== TASK INPUT ==
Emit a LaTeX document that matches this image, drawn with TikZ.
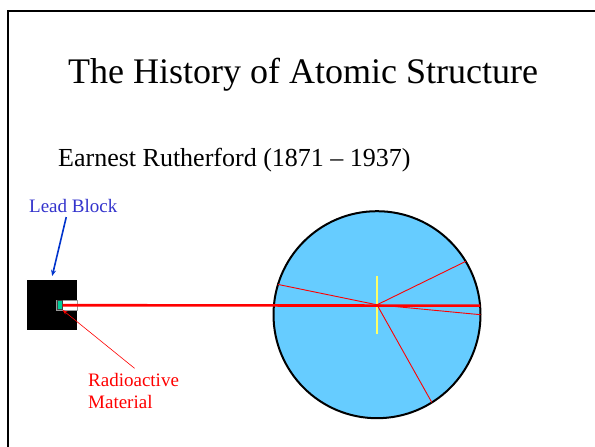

--

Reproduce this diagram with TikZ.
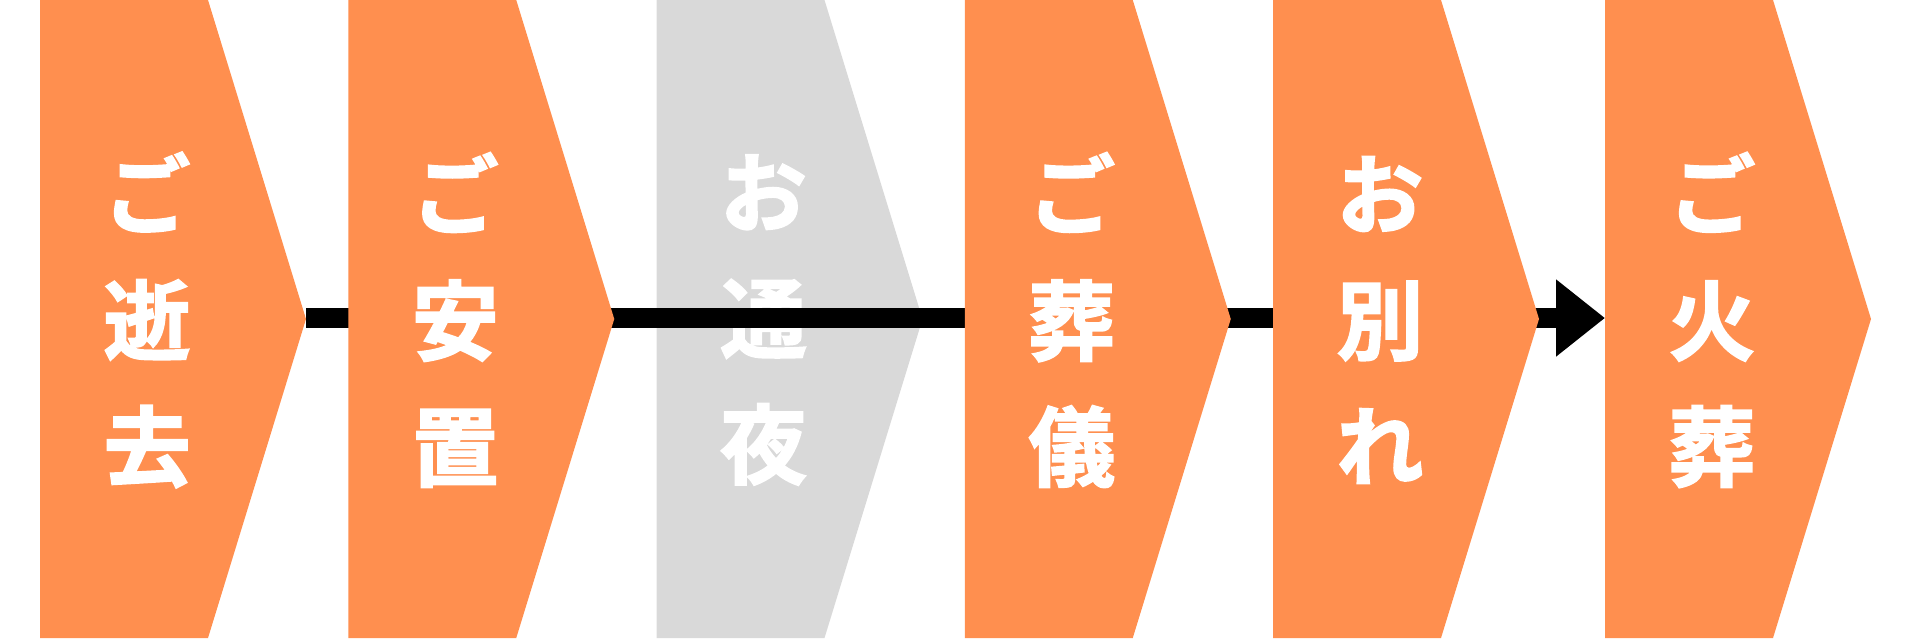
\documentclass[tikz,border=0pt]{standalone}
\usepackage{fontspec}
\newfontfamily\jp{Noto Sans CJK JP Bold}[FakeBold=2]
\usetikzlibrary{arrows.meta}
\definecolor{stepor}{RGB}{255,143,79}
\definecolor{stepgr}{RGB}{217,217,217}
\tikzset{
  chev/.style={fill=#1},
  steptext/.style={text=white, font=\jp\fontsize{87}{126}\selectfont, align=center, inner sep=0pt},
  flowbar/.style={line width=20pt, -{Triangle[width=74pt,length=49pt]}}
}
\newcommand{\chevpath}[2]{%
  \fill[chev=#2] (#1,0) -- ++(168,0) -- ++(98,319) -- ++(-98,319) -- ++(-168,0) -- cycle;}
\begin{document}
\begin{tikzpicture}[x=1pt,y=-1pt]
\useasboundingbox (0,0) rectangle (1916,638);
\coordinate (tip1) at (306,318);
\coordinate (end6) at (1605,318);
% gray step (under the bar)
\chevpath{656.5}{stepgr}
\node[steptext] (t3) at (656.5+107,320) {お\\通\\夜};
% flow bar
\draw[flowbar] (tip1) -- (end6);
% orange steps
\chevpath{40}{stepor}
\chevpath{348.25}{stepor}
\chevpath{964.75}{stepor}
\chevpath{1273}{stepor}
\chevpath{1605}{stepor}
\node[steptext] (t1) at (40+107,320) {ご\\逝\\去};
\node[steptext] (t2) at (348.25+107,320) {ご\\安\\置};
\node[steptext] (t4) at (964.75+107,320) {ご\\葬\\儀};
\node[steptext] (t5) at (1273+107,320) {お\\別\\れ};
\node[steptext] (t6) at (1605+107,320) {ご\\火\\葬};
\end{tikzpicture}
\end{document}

== JOB ==
Show every line in the entries where the string "with" occurs.

== SOLUTION ==
Emit a LaTeX document that matches this image, drawn with TikZ.
Reproduce this diagram with TikZ.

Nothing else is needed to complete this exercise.